* _EXERCISE DESCRIPTION_
Please set down all the lines beneath this one exactly, without the pictures.

* _DATA LINES_
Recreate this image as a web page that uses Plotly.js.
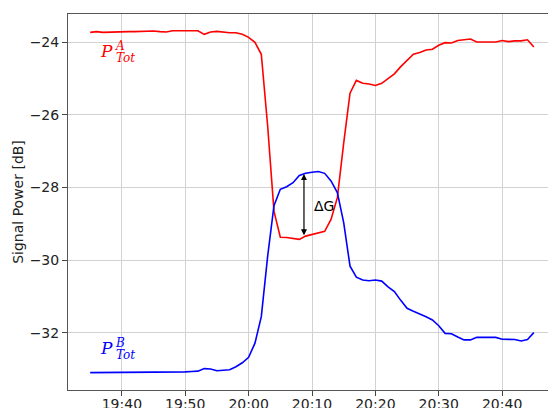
<!DOCTYPE html>
<html>
<head>
<meta charset="utf-8">
<script src="https://cdn.plot.ly/plotly-3.0.1.min.js"></script>
<style>
  html, body { margin: 0; padding: 0; overflow: hidden; background: #fff; width: 548px; height: 408px; }
  #chart { width: 560px; height: 430px; }
</style>
</head>
<body>
<div id="chart"></div>
<script>
// Time stamps (one sample per minute)
const times = [
  "19:35","19:36","19:37","19:38","19:39","19:40","19:41","19:42","19:43","19:44",
  "19:45","19:46","19:47","19:48","19:49","19:50","19:51","19:52","19:53","19:54",
  "19:55","19:56","19:57","19:58","19:59","20:00","20:01","20:02","20:03","20:04",
  "20:05","20:06","20:07","20:08","20:09","20:10","20:11","20:12","20:13","20:14",
  "20:15","20:16","20:17","20:18","20:19","20:20","20:21","20:22","20:23","20:24",
  "20:25","20:26","20:27","20:28","20:29","20:30","20:31","20:32","20:33","20:34",
  "20:35","20:36","20:37","20:38","20:39","20:40","20:41","20:42","20:43","20:44",
  "20:45"
];

// P_Tot^A (red) [dB]
const powerA = [
  -23.725,-23.707,-23.725,-23.716,-23.725,-23.707,-23.707,-23.707,-23.698,-23.698,
  -23.689,-23.707,-23.716,-23.680,-23.689,-23.680,-23.680,-23.680,-23.780,-23.716,
  -23.698,-23.725,-23.735,-23.735,-23.780,-23.863,-24.000,-24.330,-26.300,-28.650,
  -29.370,-29.380,-29.400,-29.430,-29.340,-29.290,-29.250,-29.210,-28.880,-28.280,
  -26.780,-25.400,-25.050,-25.130,-25.150,-25.190,-25.130,-25.000,-24.870,-24.670,
  -24.490,-24.330,-24.280,-24.210,-24.190,-24.080,-24.010,-24.020,-23.950,-23.920,
  -23.910,-23.990,-23.990,-23.980,-23.990,-23.950,-23.980,-23.960,-23.960,-23.930,
  -24.130
];

// P_Tot^B (blue) [dB]
const powerB = [
  -33.10,-33.10,-33.10,-33.10,-33.09,-33.09,-33.09,-33.09,-33.09,-33.10,
  -33.10,-33.09,-33.09,-33.09,-33.09,-33.08,-33.07,-33.06,-32.99,-33.00,
  -33.05,-33.04,-33.02,-32.94,-32.83,-32.68,-32.29,-31.56,-29.90,-28.50,
  -28.05,-27.98,-27.87,-27.67,-27.61,-27.58,-27.56,-27.61,-27.82,-28.14,
  -28.97,-30.17,-30.47,-30.55,-30.57,-30.55,-30.58,-30.74,-30.87,-31.11,
  -31.33,-31.41,-31.48,-31.56,-31.65,-31.81,-32.02,-32.03,-32.12,-32.20,
  -32.20,-32.13,-32.13,-32.14,-32.13,-32.18,-32.19,-32.19,-32.23,-32.19,
  -32.00
];

// Delta-G marker (time, lower and upper value)
const dgTime = "20:08:44";
const dgLow = -29.355;
const dgHigh = -27.63;

const day = "2024-01-01 ";
const x = times.map(t => day + t);

const font = "DejaVu Sans";
const axisCommon = {
  showgrid: true, gridcolor: "#d2d2d2", gridwidth: 1,
  showline: true, linecolor: "#555", linewidth: 1, mirror: true,
  ticks: "outside", ticklen: 5, tickcolor: "#444", tickwidth: 1,
  zeroline: false,
  tickfont: { family: font, size: 14, color: "#222" }
};

const traces = [
  { x: x, y: powerA, type: "scatter", mode: "lines",
    line: { color: "#ff0000", width: 1.6 }, showlegend: false, hoverinfo: "skip" },
  { x: x, y: powerB, type: "scatter", mode: "lines",
    line: { color: "#0000ff", width: 1.6 }, showlegend: false, hoverinfo: "skip" }
];

function px(xp) { return (xp - 68) / 488; }
function py(yp) { return (390 - yp) / 376; }

const serif = "DejaVu Serif";
const labelAnn = (txt, xpx, ypx, size, color) => ({
  xref: "paper", yref: "paper", x: px(xpx), y: py(ypx),
  xanchor: "left", yanchor: "middle", showarrow: false,
  text: "<i>" + txt + "</i>", font: { family: serif, size: size, color: color }
});

const layout = {
  width: 560, height: 430,
  margin: { l: 68, r: 4, t: 14, b: 40 },
  paper_bgcolor: "#fff", plot_bgcolor: "#fff",
  font: { family: font, size: 14, color: "#222" },
  xaxis: Object.assign({}, axisCommon, {
    type: "date",
    range: [day + "19:31:30", day + "20:48:30"],
    tick0: day + "19:40", dtick: 600000,
    tickformat: "%H:%M",
    ticklabelstandoff: -4
  }),
  yaxis: Object.assign({}, axisCommon, {
    range: [-33.58, -23.22],
    tick0: 0, dtick: 2,
    title: { text: "Signal Power [dB]", font: { family: font, size: 14, color: "#222" }, standoff: 2 }
  }),
  annotations: [
    { x: day + dgTime, y: dgHigh, ax: day + dgTime, ay: dgLow,
      xref: "x", yref: "y", axref: "x", ayref: "y",
      text: "", showarrow: true, arrowside: "end+start",
      arrowhead: 2, arrowsize: 1, arrowwidth: 1.2, arrowcolor: "#000" },
    { x: day + "20:11:55", y: -28.52, xref: "x", yref: "y",
      text: "ΔG", showarrow: false, xanchor: "center", yanchor: "middle",
      font: { family: font, size: 14, color: "#000" } },
    labelAnn("P", 97.5, 51, 17, "#ff0000"),
    labelAnn("A", 113, 46, 12, "#ff0000"),
    labelAnn("Tot", 113.5, 58, 12, "#ff0000"),
    labelAnn("P", 97.5, 347.5, 17, "#0000ff"),
    labelAnn("B", 113, 342.5, 12, "#0000ff"),
    labelAnn("Tot", 113.5, 354.5, 12, "#0000ff")
  ]
};

Plotly.newPlot("chart", traces, layout, { displayModeBar: false, staticPlot: true });
</script>
</body>
</html>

* _PROBLEM SOLUTION_
Recreate this image as a web page that uses Plotly.js.
<!DOCTYPE html>
<html>
<head>
<meta charset="utf-8">
<script src="https://cdn.plot.ly/plotly-3.0.1.min.js"></script>
<style>
  html, body { margin: 0; padding: 0; overflow: hidden; background: #fff; width: 548px; height: 408px; }
  #chart { width: 560px; height: 430px; }
</style>
</head>
<body>
<div id="chart"></div>
<script>
// Time stamps (one sample per minute)
const times = [
  "19:35","19:36","19:37","19:38","19:39","19:40","19:41","19:42","19:43","19:44",
  "19:45","19:46","19:47","19:48","19:49","19:50","19:51","19:52","19:53","19:54",
  "19:55","19:56","19:57","19:58","19:59","20:00","20:01","20:02","20:03","20:04",
  "20:05","20:06","20:07","20:08","20:09","20:10","20:11","20:12","20:13","20:14",
  "20:15","20:16","20:17","20:18","20:19","20:20","20:21","20:22","20:23","20:24",
  "20:25","20:26","20:27","20:28","20:29","20:30","20:31","20:32","20:33","20:34",
  "20:35","20:36","20:37","20:38","20:39","20:40","20:41","20:42","20:43","20:44",
  "20:45"
];

// P_Tot^A (red) [dB]
const powerA = [
  -23.725,-23.707,-23.725,-23.716,-23.725,-23.707,-23.707,-23.707,-23.698,-23.698,
  -23.689,-23.707,-23.716,-23.680,-23.689,-23.680,-23.680,-23.680,-23.780,-23.716,
  -23.698,-23.725,-23.735,-23.735,-23.780,-23.863,-24.000,-24.330,-26.300,-28.650,
  -29.370,-29.380,-29.400,-29.430,-29.340,-29.290,-29.250,-29.210,-28.880,-28.280,
  -26.780,-25.400,-25.050,-25.130,-25.150,-25.190,-25.130,-25.000,-24.870,-24.670,
  -24.490,-24.330,-24.280,-24.210,-24.190,-24.080,-24.010,-24.020,-23.950,-23.920,
  -23.910,-23.990,-23.990,-23.980,-23.990,-23.950,-23.980,-23.960,-23.960,-23.930,
  -24.130
];

// P_Tot^B (blue) [dB]
const powerB = [
  -33.10,-33.10,-33.10,-33.10,-33.09,-33.09,-33.09,-33.09,-33.09,-33.10,
  -33.10,-33.09,-33.09,-33.09,-33.09,-33.08,-33.07,-33.06,-32.99,-33.00,
  -33.05,-33.04,-33.02,-32.94,-32.83,-32.68,-32.29,-31.56,-29.90,-28.50,
  -28.05,-27.98,-27.87,-27.67,-27.61,-27.58,-27.56,-27.61,-27.82,-28.14,
  -28.97,-30.17,-30.47,-30.55,-30.57,-30.55,-30.58,-30.74,-30.87,-31.11,
  -31.33,-31.41,-31.48,-31.56,-31.65,-31.81,-32.02,-32.03,-32.12,-32.20,
  -32.20,-32.13,-32.13,-32.14,-32.13,-32.18,-32.19,-32.19,-32.23,-32.19,
  -32.00
];

// Delta-G marker (time, lower and upper value)
const dgTime = "20:08:44";
const dgLow = -29.355;
const dgHigh = -27.63;

const day = "2024-01-01 ";
const x = times.map(t => day + t);

const font = "DejaVu Sans";
const axisCommon = {
  showgrid: true, gridcolor: "#d2d2d2", gridwidth: 1,
  showline: true, linecolor: "#555", linewidth: 1, mirror: true,
  ticks: "outside", ticklen: 5, tickcolor: "#444", tickwidth: 1,
  zeroline: false,
  tickfont: { family: font, size: 14, color: "#222" }
};

const traces = [
  { x: x, y: powerA, type: "scatter", mode: "lines",
    line: { color: "#ff0000", width: 1.6 }, showlegend: false, hoverinfo: "skip" },
  { x: x, y: powerB, type: "scatter", mode: "lines",
    line: { color: "#0000ff", width: 1.6 }, showlegend: false, hoverinfo: "skip" }
];

function px(xp) { return (xp - 68) / 488; }
function py(yp) { return (390 - yp) / 376; }

const serif = "DejaVu Serif";
const labelAnn = (txt, xpx, ypx, size, color) => ({
  xref: "paper", yref: "paper", x: px(xpx), y: py(ypx),
  xanchor: "left", yanchor: "middle", showarrow: false,
  text: "<i>" + txt + "</i>", font: { family: serif, size: size, color: color }
});

const layout = {
  width: 560, height: 430,
  margin: { l: 68, r: 4, t: 14, b: 40 },
  paper_bgcolor: "#fff", plot_bgcolor: "#fff",
  font: { family: font, size: 14, color: "#222" },
  xaxis: Object.assign({}, axisCommon, {
    type: "date",
    range: [day + "19:31:30", day + "20:48:30"],
    tick0: day + "19:40", dtick: 600000,
    tickformat: "%H:%M",
    ticklabelstandoff: -4
  }),
  yaxis: Object.assign({}, axisCommon, {
    range: [-33.58, -23.22],
    tick0: 0, dtick: 2,
    title: { text: "Signal Power [dB]", font: { family: font, size: 14, color: "#222" }, standoff: 2 }
  }),
  annotations: [
    { x: day + dgTime, y: dgHigh, ax: day + dgTime, ay: dgLow,
      xref: "x", yref: "y", axref: "x", ayref: "y",
      text: "", showarrow: true, arrowside: "end+start",
      arrowhead: 2, arrowsize: 1, arrowwidth: 1.2, arrowcolor: "#000" },
    { x: day + "20:11:55", y: -28.52, xref: "x", yref: "y",
      text: "ΔG", showarrow: false, xanchor: "center", yanchor: "middle",
      font: { family: font, size: 14, color: "#000" } },
    labelAnn("P", 97.5, 51, 17, "#ff0000"),
    labelAnn("A", 113, 46, 12, "#ff0000"),
    labelAnn("Tot", 113.5, 58, 12, "#ff0000"),
    labelAnn("P", 97.5, 347.5, 17, "#0000ff"),
    labelAnn("B", 113, 342.5, 12, "#0000ff"),
    labelAnn("Tot", 113.5, 354.5, 12, "#0000ff")
  ]
};

Plotly.newPlot("chart", traces, layout, { displayModeBar: false, staticPlot: true });
</script>
</body>
</html>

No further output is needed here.